Not everyone, it appears, is happy with the new tentative contract agreement at Canada Post.
Whether an anonymous web campaign is a significant groundswell of opposition or just a handful of disgruntled union members, however, is an open question.
Organizers urging postal workers to ‘vote no’ on a tentative agreement with Canada Post say the deal contains significant rollbacks, is worse than contract rejected in forced balloting last year, and that only a “slim majority” of the union’s executive board voted in favour of accepting it.
A website called ‘CUPW Vote No’ says it’s run by “a group of postal workers to promote the ‘NO’ campaign,” but doesn’t identify any of the organizers by name.
The site added that it’s not affiliated with any political organization or group organizing inside the Canadian Union of Postal Workers.
While the official wording of the deal finalized last week hasn’t been publicly released yet, the website says it’s simply not good enough.

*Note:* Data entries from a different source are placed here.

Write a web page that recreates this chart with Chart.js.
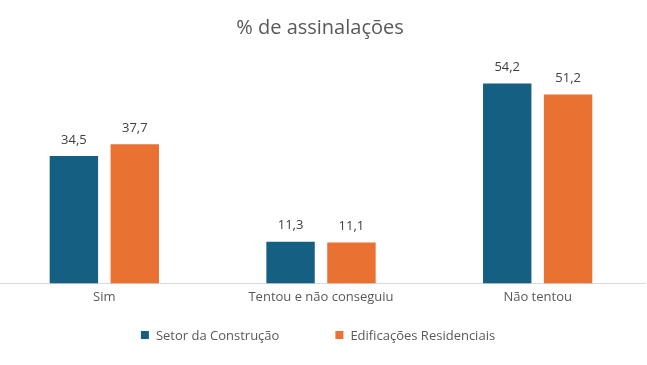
<!DOCTYPE html>
<html>
<head>
<meta charset="utf-8">
<script src="https://cdn.jsdelivr.net/npm/chart.js@4/dist/chart.umd.min.js"></script>
<style>
  html, body { margin: 0; padding: 0; background: #fff; overflow: hidden; }
  #wrap { width: 650px; height: 365px; margin-left: -4px; }
</style>
</head>
<body>
<div id="wrap"><canvas id="chart"></canvas></div>
<script>
// data
const categories = ["Sim", "Tentou e não conseguiu", "Não tentou"];
const setorConstrucao = [34.5, 11.3, 54.2];
const edificacoesResidenciais = [37.7, 11.1, 51.2];
const seriesNames = ["Setor da Construção", "Edificações Residenciais"];
const titleText = "% de assinalações";

const FONT = "'Open Sans', 'Noto Sans', sans-serif";
const BLUE = "#156082";
const ORANGE = "#E97132";
const SHIFT = 4; // canvas starts 4px left of the page

const fmt = v => v.toFixed(1).replace(".", ",");

// title, value labels and legend drawn on the canvas
const extras = {
  id: "extras",
  afterDraw(chart) {
    const ctx = chart.ctx;
    ctx.save();
    // title
    ctx.fillStyle = "#595959";
    ctx.font = "20px " + FONT;
    ctx.textAlign = "center";
    ctx.textBaseline = "middle";
    ctx.fillText(titleText, 320 + SHIFT, 28);

    // value labels
    ctx.fillStyle = "#404040";
    ctx.font = "13px " + FONT;
    chart.data.datasets.forEach((ds, i) => {
      chart.getDatasetMeta(i).data.forEach((bar, j) => {
        ctx.fillText(fmt(ds.data[j]), bar.x, bar.y - 16);
      });
    });

    // legend
    ctx.font = "13px " + FONT;
    ctx.textAlign = "left";
    const box = 8, gapBox = 7, gapItem = 56;
    const widths = chart.data.datasets.map(ds => box + gapBox + ctx.measureText(ds.label).width);
    const total = widths.reduce((a, b) => a + b, 0) + gapItem * (widths.length - 1);
    let x = 318 + SHIFT - total / 2;
    const y = 335;
    chart.data.datasets.forEach((ds, i) => {
      ctx.fillStyle = ds.backgroundColor;
      ctx.fillRect(x, y - box / 2, box, box);
      ctx.fillStyle = "#595959";
      ctx.fillText(ds.label, x + box + gapBox, y + 1);
      x += widths[i] + gapItem;
    });
    ctx.restore();
  }
};

new Chart(document.getElementById("chart"), {
  type: "bar",
  data: {
    labels: categories,
    datasets: [
      { label: seriesNames[0], data: setorConstrucao, backgroundColor: BLUE },
      { label: seriesNames[1], data: edificacoesResidenciais, backgroundColor: ORANGE }
    ]
  },
  options: {
    responsive: true,
    maintainAspectRatio: false,
    animation: false,
    devicePixelRatio: 1,
    categoryPercentage: 0.562,
    barPercentage: 0.795,
    layout: { padding: { top: 62, left: 0, right: 0, bottom: 54 } },
    plugins: {
      legend: { display: false },
      title: { display: false },
      tooltip: { enabled: false }
    },
    scales: {
      x: {
        grid: { display: false, drawTicks: false },
        border: { display: true, color: "#d9d9d9", width: 1 },
        ticks: { color: "#595959", font: { family: FONT, size: 13 }, padding: 6 }
      },
      y: { display: false, min: 0, max: 60 }
    }
  },
  plugins: [extras]
});
</script>
</body>
</html>
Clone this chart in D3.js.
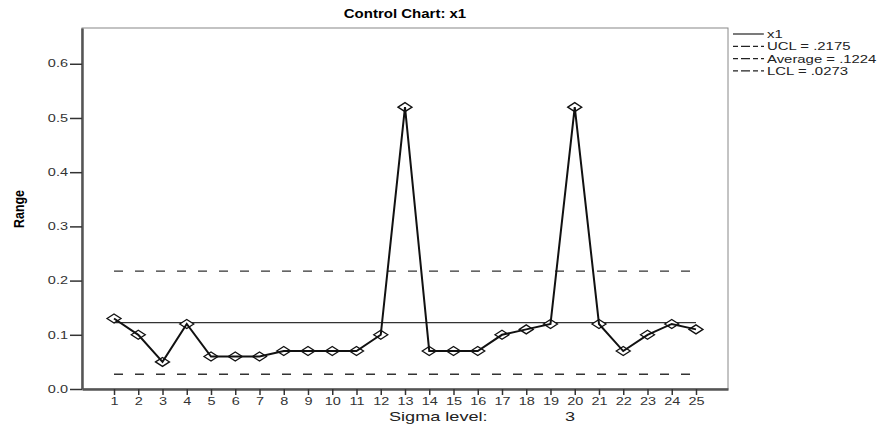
<!DOCTYPE html>
<html>
<head>
<meta charset="UTF-8">
<style>
  body { margin: 0; background: #fff; }
  text { font-family: Arial, "Liberation Sans", sans-serif; }
</style>
</head>
<body>
<div id="chart"></div>
<script src="https://d3js.org/d3.v7.min.js"></script>
<script>
// data
var samples = d3.range(1, 26);
var ranges = [0.13, 0.10, 0.05, 0.12, 0.06, 0.06, 0.06, 0.07, 0.07, 0.07, 0.07, 0.10, 0.52,
              0.07, 0.07, 0.07, 0.10, 0.11, 0.12, 0.52, 0.12, 0.07, 0.10, 0.12, 0.11];
var limitNames = ["UCL", "Average", "LCL"];
var limitValues = [0.2175, 0.1224, 0.0273];
var limitLabels = ["UCL = .2175", "Average = .1224", "LCL = .0273"];
var yTicks = [0.0, 0.1, 0.2, 0.3, 0.4, 0.5, 0.6];

var W = 892, H = 426;
// plot box (note: "top" is reserved on window, so use p-prefixed names)
var pLeft = 82, pRight = 728, pTop = 28, pBottom = 389;
var wide = 1.45; // the original's text is stretched sideways

var svg = d3.select("#chart").append("svg")
    .attr("width", W).attr("height", H);

var x = d3.scaleLinear().domain([1 - 1.32, 25 + 1.32]).range([pLeft, pRight]);
var y = d3.scaleLinear().domain([0, 0.666]).range([pBottom, pTop]);

// frame
svg.append("rect")
    .attr("x", pLeft).attr("y", pTop)
    .attr("width", pRight - pLeft).attr("height", pBottom - pTop)
    .attr("fill", "none").attr("stroke", "#888").attr("stroke-width", 1);

// axes
var yAxis = svg.append("g")
    .attr("transform", "translate(" + pLeft + ",0)")
    .call(d3.axisLeft(y).tickValues(yTicks).tickFormat(d3.format(".1f"))
        .tickSize(12).tickSizeOuter(0).tickPadding(1));
var xAxis = svg.append("g")
    .attr("transform", "translate(0," + pBottom + ")")
    .call(d3.axisBottom(x).tickValues(samples).tickFormat(d3.format("d"))
        .tickSize(6).tickSizeOuter(0).tickPadding(3));

[yAxis, xAxis].forEach(function (g) {
    g.select(".domain").attr("stroke", "#555").attr("stroke-width", 2.5);
    g.selectAll(".tick line").attr("stroke", "#333").attr("stroke-width", 1.5);
    g.selectAll(".tick text").attr("fill", "#333").style("font-size", "10px")
        .style("font-family", "Arial, 'Liberation Sans', sans-serif");
});
yAxis.selectAll(".tick text")
    .attr("x", 0)
    .attr("transform", "translate(-14,0) scale(" + wide + ",1)");
xAxis.selectAll(".tick text")
    .attr("transform", "scale(" + wide + ",1)");

// control limits
limitValues.forEach(function (v, i) {
    svg.append("line")
        .attr("x1", x(1)).attr("x2", x(25))
        .attr("y1", y(v)).attr("y2", y(v))
        .attr("stroke", "#333").attr("stroke-width", 1.4)
        .attr("stroke-dasharray", limitNames[i] == "Average" ? null : "9,12");
});

// markers
svg.selectAll(".pt")
    .data(ranges)
    .enter()
    .append("path")
    .attr("class", "pt")
    .attr("d", "M-7,0L0,-4.5L7,0L0,4.5Z")
    .attr("transform", function (d, i) { return "translate(" + x(samples[i]) + "," + y(d) + ")"; })
    .attr("fill", "#fff").attr("stroke", "#111").attr("stroke-width", 1.3);

// data line
var line = d3.line()
    .x(function (d, i) { return x(samples[i]); })
    .y(function (d) { return y(d); });
svg.append("path")
    .datum(ranges)
    .attr("d", line)
    .attr("fill", "none").attr("stroke", "#111").attr("stroke-width", 2);

// title
svg.append("text")
    .attr("transform", "translate(" + (pLeft + pRight) / 2 + ",18) scale(1.2,1)")
    .attr("text-anchor", "middle")
    .style("font-size", "12.5px").style("font-weight", "bold")
    .text("Control Chart: x1");

// axis labels
svg.append("text")
    .attr("transform", "translate(24,209) rotate(-90) scale(0.83,1)")
    .attr("text-anchor", "middle")
    .style("font-size", "15px").style("font-weight", "bold")
    .text("Range");
svg.append("text")
    .attr("transform", "translate(389,421) scale(" + wide + ",1)")
    .style("font-size", "12.5px").attr("fill", "#222")
    .text("Sigma level:");
svg.append("text")
    .attr("transform", "translate(565,421) scale(" + wide + ",1)")
    .style("font-size", "12.5px").attr("fill", "#222")
    .text("3");

// legend
var legendNames = ["x1"].concat(limitLabels);
var lg = svg.append("g").attr("transform", "translate(733,34)");
legendNames.forEach(function (name, i) {
    lg.append("line")
        .attr("x1", 0).attr("x2", 31)
        .attr("y1", i * 12.3).attr("y2", i * 12.3)
        .attr("stroke", "#222").attr("stroke-width", 1.2)
        .attr("stroke-dasharray", i == 0 ? null : "5,3,9,3");
    lg.append("text")
        .attr("transform", "translate(34," + (i * 12.3 + 4) + ") scale(1.42,1)")
        .style("font-size", "10.5px")
        .attr("fill", "#222")
        .text(name);
});
</script>
</body>
</html>
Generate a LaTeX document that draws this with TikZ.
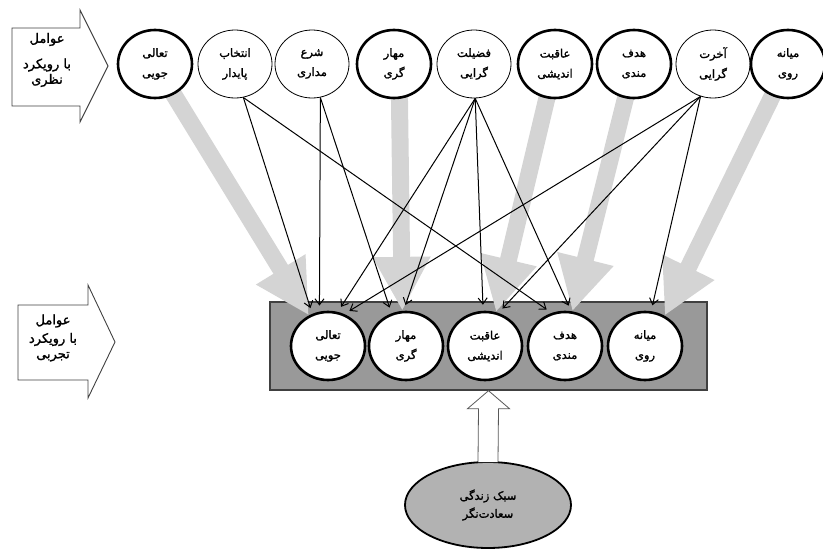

“These agreements address none of our major demands for either bargaining unit, and contain many of the same rollbacks members rejected during the July 2025 forced vote — the same forced vote the National Executive Board unanimously recommended we vote no to,” the website said.
Some of the specific criticisms levied by the group include that the final three years of the deal include wage hikes which match — but don’t exceed — inflation, the creation of three new part-time job categories, and lowering the number of post offices protected from closure to 393, down from the current 493.
“With the lifting of the moratorium on rural post office closures by the government and Canada Post’s clear messaging that they need to close these offices, this change doesn’t just allow the closure of these offices, it guarantees it,” the website says.
In an emailed statement, CUPW didn’t comment on any specific claim on the website, but stressed the union’s democratic credentials.
“The Canadian Union of Postal Workers is a democratic organization,” CUPW said. “Members can vote yes or no — but we encourage everyone to make their voices heard during the ratification votes which we will be scheduling soon.”
Canada Post declined to comment on the website or its claims. The website’s organizers didn’t immediately respond to a request for comment.
According to a WHOIS search online, the website was registered almost a year ago — Feb. 25, 2025, but was updated most recently Jan. 22 of this year.
York University labour studies professor Steven Tufts said the anonymity could be a sign that the site organizers don’t have a significant number of members behind them.
“It doesn’t take much for a few people to get a domain name and set up a basic website,” said Tufts. “I think it’s probably quite small.”
If the anonymity were dropped and key members of union leadership were to agree with the site’s claims, that would lend its organizers more weight, Tufts said.
“Until the organizers go public and there are big names involved,” said Tufts, “I really don’t see this as a sign of opposition to the deal.”
Last July union members voted down Canada Post’s ‘final offer’ with just under 70 per cent of voters rejecting it in balloting ordered by the federal government and monitored by the Canada Industrial Relations Board. But that final offer came before Ottawa changed the dynamic.
In late September, the federal government gave the green light for a broad restructuring of Canada Post, including elimination of home delivery, increased use of community mailboxes and shuttering of some rural post offices.
Joël Lightbound, federal minister of Government Transformation, Public Services and Procurement, said the restructuring was necessary to fight an “existential crisis” faced by the financially-struggling Crown corporation.
Many of the changes approved by the minister were recommended in a May report by the Industrial Inquiry Commission led by veteran mediator William Kaplan.
Within hours of Lightbound’s September announcement, CUPW launched its second national strike in a year. That strike was subsequently downgraded to a series of rotating regional strikes.
In October, the Crown corporation presented another offer, a four-year deal with a six per cent raise in year one, three per cent in year two, and two per cent raises in each of the last two years.
The current tentative agreement is a five-year offer, with raises of 6.5 per cent and three per cent in years one and two, and raises matching the Consumer Price Index — inflation — in each of the final three years.
On Nov. 7, the Crown corporation gave the federal government its implementation plan for the restructuring, but said it wouldn’t make details public until the plan is finalized and approved.
The union has said the restructuring would lead to service cutbacks and job losses.
Canada Post CEO Doug Ettinger reiterated before a parliamentary committee in December that the Crown corporation is expecting 16,000 employees to retire or take voluntary departure by 2030, with another 14,000 leaving by 2035.